The festival of Bhai Dooj is celebrated two days after Diwali, and is, like Raksha Bandhan, a day dedicated to the love between a brother and sister. Bhai Dooj is also known as "Bhav-Bij" in Marathi and "Bhai-Tika" in Nepal.
Bhai Dooj is observed primarily in northern India, and on this day sisters pray for the wellbeing and prosperity of their brothers. The rituals performed during the ceremony include sisters putting tika/tilak (vermilion spot) on the forehead of their brother, offering sweets and performing rituals to protect their brother and ward evils, such as taking their 'aarti'. In return the brother offers gifts to their sisters as an expression of love.
Exactly how Bhai Dooj is celebrated differs from one part of the country to another; in Bengal, for instance, sisters often fast through the morning before putting a 'tilak' on the brother’s forehead, and the gifting of rice and new grass is part of the ritual.

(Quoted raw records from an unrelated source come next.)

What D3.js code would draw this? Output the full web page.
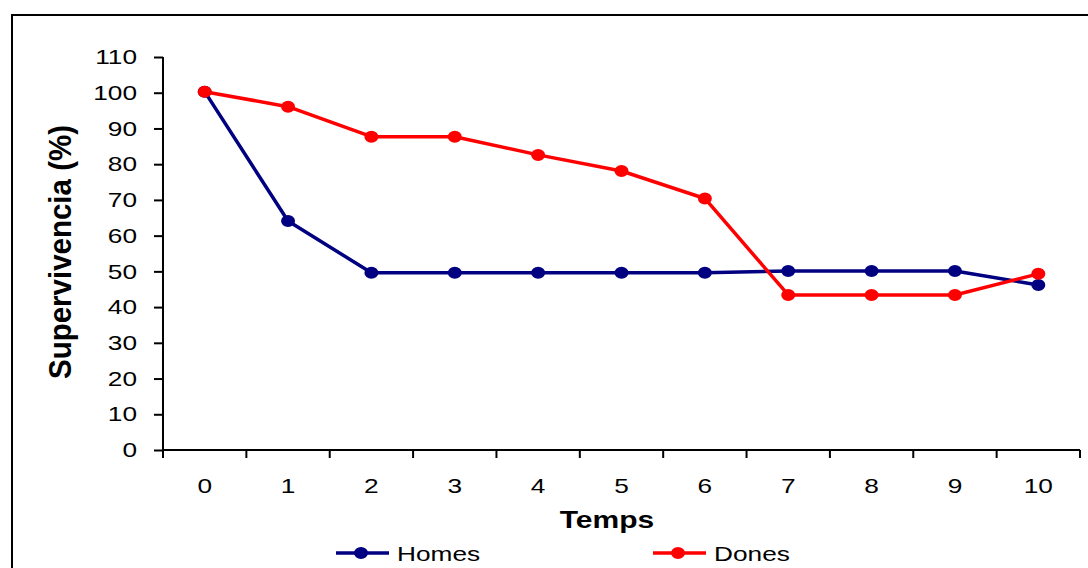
<!DOCTYPE html>
<html>
<head>
<meta charset="utf-8">
<script src="https://cdn.jsdelivr.net/npm/d3@7"></script>
<style>
  body { margin: 0; background: #fff; }
  svg { display: block; font-family: "Liberation Sans", Arial, sans-serif; }
</style>
</head>
<body>
<div id="container"></div>
<script>
const temps = ["0", "1", "2", "3", "4", "5", "6", "7", "8", "9", "10"];
const homes = [100.3, 64.1, 49.6, 49.6, 49.6, 49.6, 49.6, 50.1, 50.1, 50.1, 46.2];
const dones = [100.3, 96.1, 87.7, 87.7, 82.6, 78.1, 70.4, 43.4, 43.4, 43.4, 49.3];
const yTicks = [0, 10, 20, 30, 40, 50, 60, 70, 80, 90, 100, 110];

const W = 1088, H = 568;
const margin = { top: 57, right: 8, bottom: 118, left: 163 };
const width = W - margin.left - margin.right;
const height = H - margin.top - margin.bottom;
const SX = 1.25; // the original text is drawn wide

// widen a text horizontally around its own anchor point
function widen(sel) {
  sel.each(function () {
    const t = d3.select(this);
    const tx = +t.attr("x") || 0, ty = +t.attr("y") || 0;
    t.attr("transform", `translate(${tx},${ty}) scale(${SX},1) translate(${-tx},${-ty})`);
  });
}

const root = d3.select("#container").append("svg")
  .attr("width", W)
  .attr("height", H);

// outer frame (right/bottom run off the picture)
root.append("rect")
  .attr("x", 12).attr("y", 15)
  .attr("width", 1100).attr("height", 600)
  .attr("fill", "none")
  .attr("stroke", "#000")
  .attr("stroke-width", 2);

const svg = root.append("g")
  .attr("transform", `translate(${margin.left},${margin.top})`);

const x = d3.scaleBand().domain(temps).range([0, width]).padding(0);
const y = d3.scaleLinear().domain([0, 110]).range([height, 0]);

// Y axis
const yAxis = d3.axisLeft(y).tickValues(yTicks).tickSize(9).tickPadding(17);
const gy = svg.append("g").call(yAxis);
gy.select(".domain").attr("stroke", "#000").attr("stroke-width", 2).attr("d", `M0,${height}V0`);
gy.selectAll(".tick line").attr("stroke", "#000").attr("stroke-width", 2);
gy.selectAll(".tick text").attr("font-size", 21).attr("fill", "#000")
  .attr("font-family", "Liberation Sans, Arial, sans-serif")
  .call(widen);

// X axis, ticks between categories
const xAxis = d3.axisBottom(x).tickSize(0).tickPadding(28);
const gx = svg.append("g").attr("transform", `translate(0,${height})`).call(xAxis);
gx.select(".domain").attr("stroke", "#000").attr("stroke-width", 2).attr("d", `M0,0H${width}`);
gx.selectAll(".tick text").attr("font-size", 21).attr("fill", "#000")
  .attr("font-family", "Liberation Sans, Arial, sans-serif")
  .call(widen);
svg.append("g").attr("transform", `translate(0,${height})`)
  .selectAll("line")
  .data(temps.concat(["end"]))
  .join("line")
  .attr("x1", (d, i) => i * x.step())
  .attr("x2", (d, i) => i * x.step())
  .attr("y1", 0).attr("y2", 8)
  .attr("stroke", "#000").attr("stroke-width", 2);

// axis titles
root.append("text")
  .attr("transform", `translate(60,252) scale(${SX},1) rotate(-90) scale(1.18,1)`)
  .attr("text-anchor", "middle")
  .attr("dominant-baseline", "central")
  .attr("font-size", 25).attr("font-weight", "bold")
  .text("Supervivencia (%)");

root.append("text")
  .attr("x", 607).attr("y", 528)
  .attr("text-anchor", "middle")
  .attr("font-size", 24).attr("font-weight", "bold")
  .text("Temps")
  .call(widen);

// series
const series = [
  { name: "Homes", values: homes, color: "#000080" },
  { name: "Dones", values: dones, color: "#ff0000" }
];

const line = d3.line()
  .x((d, i) => x(temps[i]) + x.bandwidth() / 2)
  .y(d => y(d));

series.forEach(s => {
  svg.append("path")
    .datum(s.values)
    .attr("fill", "none")
    .attr("stroke", s.color)
    .attr("stroke-width", 3.5)
    .attr("stroke-linejoin", "round")
    .attr("d", line);
  svg.selectAll(null)
    .data(s.values)
    .join("ellipse")
    .attr("cx", (d, i) => x(temps[i]) + x.bandwidth() / 2)
    .attr("cy", d => y(d))
    .attr("rx", 7).attr("ry", 6)
    .attr("fill", s.color);
});

// legend
const legendPos = [336, 653];
const legend = root.append("g");
series.forEach((s, i) => {
  const g = legend.append("g").attr("transform", `translate(${legendPos[i]},553)`);
  g.append("line").attr("x1", 0).attr("x2", 53).attr("y1", 0).attr("y2", 0)
    .attr("stroke", s.color).attr("stroke-width", 3.5);
  g.append("ellipse").attr("cx", 25).attr("cy", 0).attr("rx", 7).attr("ry", 6).attr("fill", s.color);
  g.append("text").attr("x", 61).attr("y", 8)
    .attr("font-size", 21)
    .text(s.name)
    .call(widen);
});
</script>
</body>
</html>
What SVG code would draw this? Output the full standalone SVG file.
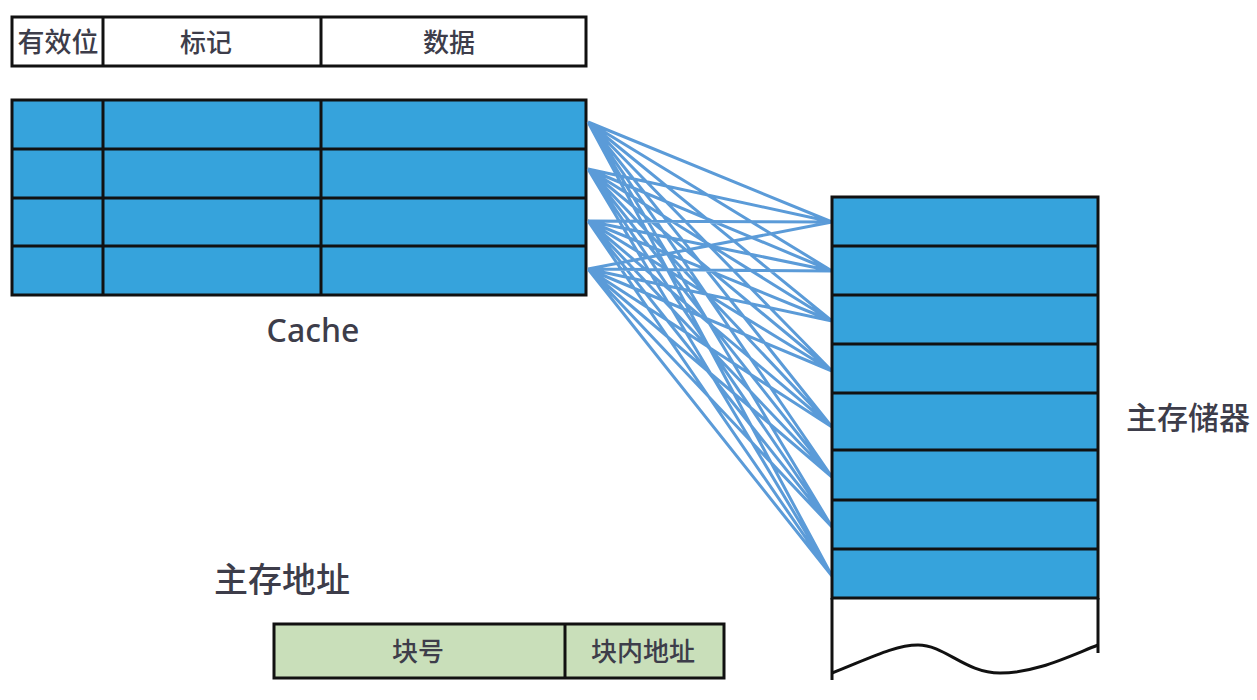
<svg xmlns="http://www.w3.org/2000/svg" width="1257" height="700" viewBox="0 0 1257 700">
<style>
.cell{stroke:#111;stroke-width:3}
.blue{fill:#36a3dc}
.white{fill:#fff}
.green{fill:#c9dfba}
.t{font-family:"Noto Sans CJK SC","Noto Sans",sans-serif;fill:#3d3d4a;text-anchor:middle;font-weight:500}
.c{stroke:#5b9bd8;stroke-width:3;fill:none}
</style>
<rect width="1257" height="700" fill="#fff"/>
<g id="header">
<rect class="cell white" x="12" y="17" width="574" height="49"/>
<line class="cell" x1="103" y1="17" x2="103" y2="66"/>
<line class="cell" x1="321" y1="17" x2="321" y2="66"/>
<text class="t" x="58" y="52" font-size="27">有效位</text>
<text class="t" x="206" y="52" font-size="26">标记</text>
<text class="t" x="449" y="52" font-size="26">数据</text>
</g>
<g id="cache">
<rect class="cell blue" x="12" y="100" width="574" height="195"/>
<line class="cell" x1="12" y1="149" x2="586" y2="149"/>
<line class="cell" x1="12" y1="198" x2="586" y2="198"/>
<line class="cell" x1="12" y1="246" x2="586" y2="246"/>
<line class="cell" x1="103" y1="100" x2="103" y2="295"/>
<line class="cell" x1="321" y1="100" x2="321" y2="295"/>
<text class="t" x="313" y="342" font-size="32" style="font-family:'Noto Sans',sans-serif">Cache</text>
</g>
<g id="connectors">
<path class="c" d="M588 122L832 222M588 122L832 271M588 122L832 321M588 122L832 371M588 122L832 427M588 122L832 477M588 122L832 527M588 122L832 576
M588 169L832 222M588 169L832 271M588 169L832 321M588 169L832 371M588 169L832 427M588 169L832 477M588 169L832 527M588 169L832 576
M588 221L832 222M588 221L832 271M588 221L832 321M588 221L832 371M588 221L832 427M588 221L832 477M588 221L832 527M588 221L832 576
M588 269L832 222M588 269L832 271M588 269L832 321M588 269L832 371M588 269L832 427M588 269L832 477M588 269L832 527M588 269L832 576"/>
</g>
<g id="memory">
<rect class="cell blue" x="832" y="197" width="266" height="401"/>
<line class="cell" x1="832" y1="246" x2="1098" y2="246"/>
<line class="cell" x1="832" y1="295" x2="1098" y2="295"/>
<line class="cell" x1="832" y1="344" x2="1098" y2="344"/>
<line class="cell" x1="832" y1="393" x2="1098" y2="393"/>
<line class="cell" x1="832" y1="450" x2="1098" y2="450"/>
<line class="cell" x1="832" y1="500" x2="1098" y2="500"/>
<line class="cell" x1="832" y1="549" x2="1098" y2="549"/>
<line class="cell" x1="832" y1="598" x2="832" y2="680"/>
<line class="cell" x1="1098" y1="598" x2="1098" y2="653"/>
<path class="cell" fill="none" d="M832 673C870 658 895 645 918 645C945 645 965 673 1000 673C1035 673 1065 658 1098 645"/>
<text class="t" x="1188" y="429" font-size="31">主存储器</text>
</g>
<g id="address">
<text class="t" x="282" y="592" font-size="34">主存地址</text>
<rect class="cell green" x="274" y="624" width="450" height="54"/>
<line class="cell" x1="565" y1="624" x2="565" y2="678"/>
<text class="t" x="418" y="661" font-size="26">块号</text>
<text class="t" x="643" y="661" font-size="26">块内地址</text>
</g>
</svg>
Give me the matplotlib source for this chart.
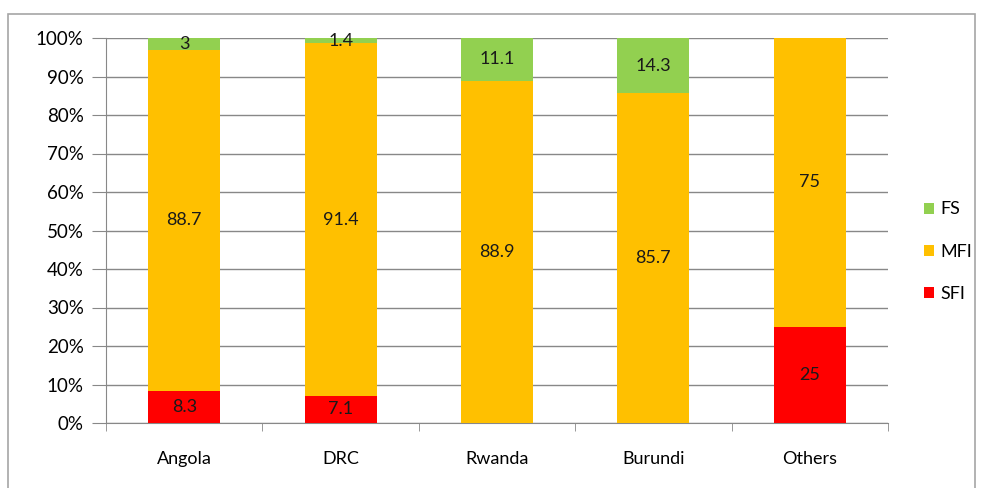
import numpy as np
import matplotlib.pyplot as plt
from matplotlib.patches import Rectangle
from matplotlib.ticker import FixedLocator

countries = ['Angola', 'DRC', 'Rwanda', 'Burundi', 'Others']
sfi = [8.3, 7.1, 0, 0, 25]
mfi = [88.7, 91.4, 88.9, 85.7, 75]
fs = [3, 1.4, 11.1, 14.3, 0]

series = [('SFI', sfi, '#FF0000'), ('MFI', mfi, '#FFC000'), ('FS', fs, '#92D050')]

plt.rcParams['font.family'] = ['Lato', 'DejaVu Sans']

fig = plt.figure(figsize=(9.81, 4.88), dpi=100)
fig.patches.append(Rectangle((8 / 981, -0.01), 967 / 981, 1 - 14 / 488 + 0.01,
                             transform=fig.transFigure, fill=False,
                             edgecolor='#A6A6A6', linewidth=1.2))
ax = fig.add_axes([106 / 981, 65 / 488, 782 / 981, 385 / 488])

x = np.arange(len(countries))
totals = np.sum([s[1] for s in series], axis=0)
bottom = np.zeros(len(countries))
handles = []
for name, vals, color in series:
    vals = np.array(vals, dtype=float)
    pct = vals / totals * 100
    h = ax.bar(x, pct, 0.46, bottom=bottom, color=color, label=name, zorder=3)
    handles.append(h)
    for xi, b, p, v in zip(x, bottom, pct, vals):
        if v > 0:
            ax.text(xi, b + p / 2, '%g' % v, ha='center', va='center',
                    fontsize=13, color='#1a1a1a', zorder=4)
    bottom += pct

ax.set_xlim(-0.5, len(countries) - 0.5)
ax.set_ylim(0, 100)
ax.set_yticks(np.arange(0, 101, 10))
ax.set_yticklabels(['%d%%' % t for t in range(0, 101, 10)], fontsize=13.5)
ax.yaxis.grid(True, color='#888888', linewidth=1)
ax.set_axisbelow(True)

ax.set_xticks(x)
ax.set_xticklabels(countries, fontsize=13)
ax.tick_params(axis='x', which='major', length=0, pad=20)
ax.xaxis.set_minor_locator(FixedLocator(np.arange(-0.5, len(countries), 1)))
ax.tick_params(axis='x', which='minor', length=6, color='#888888')
ax.tick_params(axis='y', length=10, color='#888888', pad=6)

for side in ['top', 'right']:
    ax.spines[side].set_visible(False)
for side in ['left', 'bottom']:
    ax.spines[side].set_color('#888888')

leg = ax.legend(handles[::-1], ['FS', 'MFI', 'SFI'], loc='center left',
                bbox_to_anchor=(1.025, 0.445), frameon=False, fontsize=13,
                handlelength=0.55, handleheight=0.55, handletextpad=0.35,
                labelspacing=1.45)

fig.savefig('out.png', dpi=100)
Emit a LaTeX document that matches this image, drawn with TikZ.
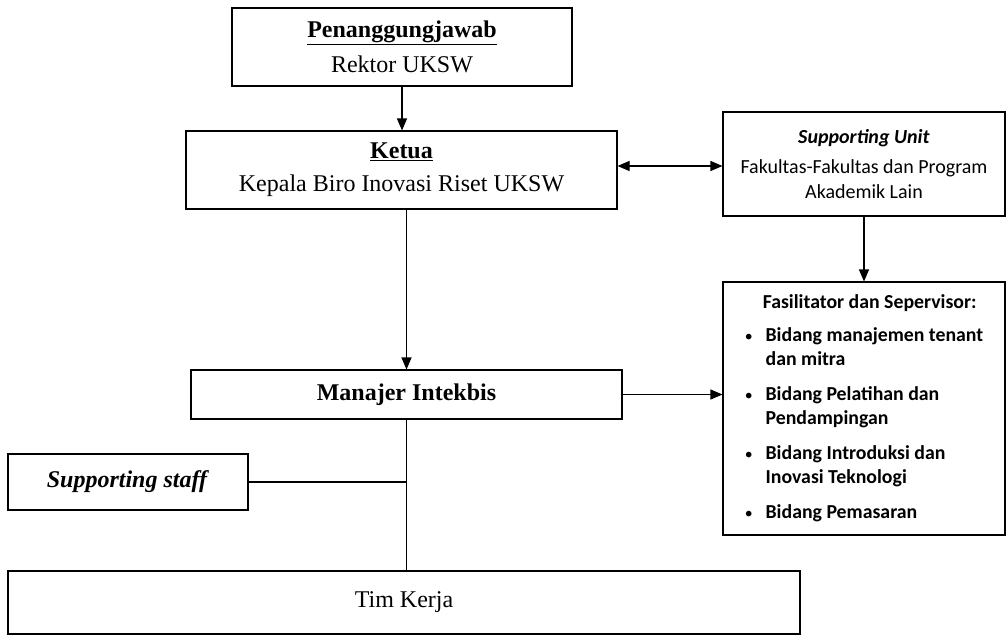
\documentclass[tikz,border=0pt]{standalone}
\usepackage{fontspec}
\setmainfont{Liberation Serif}
\newfontfamily\calfont{Carlito}
\usetikzlibrary{arrows.meta,calc}
\newcommand{\smallbul}{{\mdseries\scalebox{0.8}{•}}}
\begin{document}
\begin{tikzpicture}[x=1pt,y=-1pt,
  box/.style={draw, line width=1.1pt, rectangle, inner sep=0pt, align=center},
  arr/.style={line width=1.1pt, -{Triangle[length=12pt,width=10pt]}},
  arrboth/.style={line width=1.1pt, {Triangle[length=12pt,width=10pt]}-{Triangle[length=12pt,width=10pt]}},
  link/.style={line width=1.1pt},
  serif/.style={font=\fontsize{24}{33}\selectfont},
  calib/.style={font=\calfont\fontsize{20}{25}\selectfont},
]
\useasboundingbox (0,0) rectangle (1007,637);

\node[box, serif, minimum width=340pt, minimum height=78pt] (pj) at (402,47)
  {\underline{\textbf{Penanggungjawab}}\\[2pt]Rektor UKSW};
\node[box, serif, minimum width=431pt, minimum height=78pt] (ketua) at (401.5,170)
  {\underline{\textbf{Ketua}}\\Kepala Biro Inovasi Riset UKSW};
\node[box, calib, minimum width=282pt, minimum height=104pt] (su) at (864,164)
  {\textbf{\textit{Supporting Unit}}\\[5pt]Fakultas-Fakultas dan Program\\Akademik Lain};
\node[box, minimum width=282pt, minimum height=253pt,
      font=\calfont\bfseries\fontsize{19.8}{24}\selectfont] (fas) at (864,408.5)
  {\begin{tabular}{@{}c@{\hspace{13pt}}l@{}}
   \multicolumn{2}{@{}l@{}}{\hspace*{18pt}Fasilitator dan Sepervisor:}\\[9pt]
   \smallbul&Bidang manajemen tenant\\
    &dan mitra\\[11pt]
   \smallbul&Bidang Pelatihan dan\\
    &Pendampingan\\[11pt]
   \smallbul&Bidang Introduksi dan\\
    &Inovasi Teknologi\\[11pt]
   \smallbul&Bidang Pemasaran
   \end{tabular}};
\node[box, serif, minimum width=431pt, minimum height=49pt] (man) at (406.5,394.5)
  {\textbf{Manajer Intekbis}};
\node[box, serif, minimum width=240pt, minimum height=56pt] (ss) at (128,482)
  {\textbf{\textit{Supporting staff}}};
\node[box, serif, minimum width=792pt, minimum height=63pt] (tk) at (404,602.5)
  {Tim Kerja};

\draw[arr] (pj.south) -- (pj.south |- ketua.north);
\draw[arrboth] ([yshift=4pt]ketua.east) -- ([yshift=4pt]ketua.east -| su.west);
\draw[arr] (su.south) -- (su.south |- fas.north);
\draw[arr] (man.north |- ketua.south) -- (man.north);
\draw[arr] (man.east) -- (man.east -| fas.west);
\draw[link] (man.south) -- (man.south |- tk.north);
\coordinate (j) at (man.south |- ss.east);
\draw[link] (ss.east) -- (j);
\end{tikzpicture}
\end{document}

In Uttar Pradesh, the brother is gifted with an 'aab'- a length of flax, knotted into a circular shape and dotted with sugar batashas.
In Bihar, an interesting variation of Bhai Dooj starts with the sister cursing her brother, before asking for his forgiveness- for the epithets, as well as for past mistakes.
But no matter how Bhai Dooj is celebrated, it's the spirit of love and togetherness which makes this an important festival.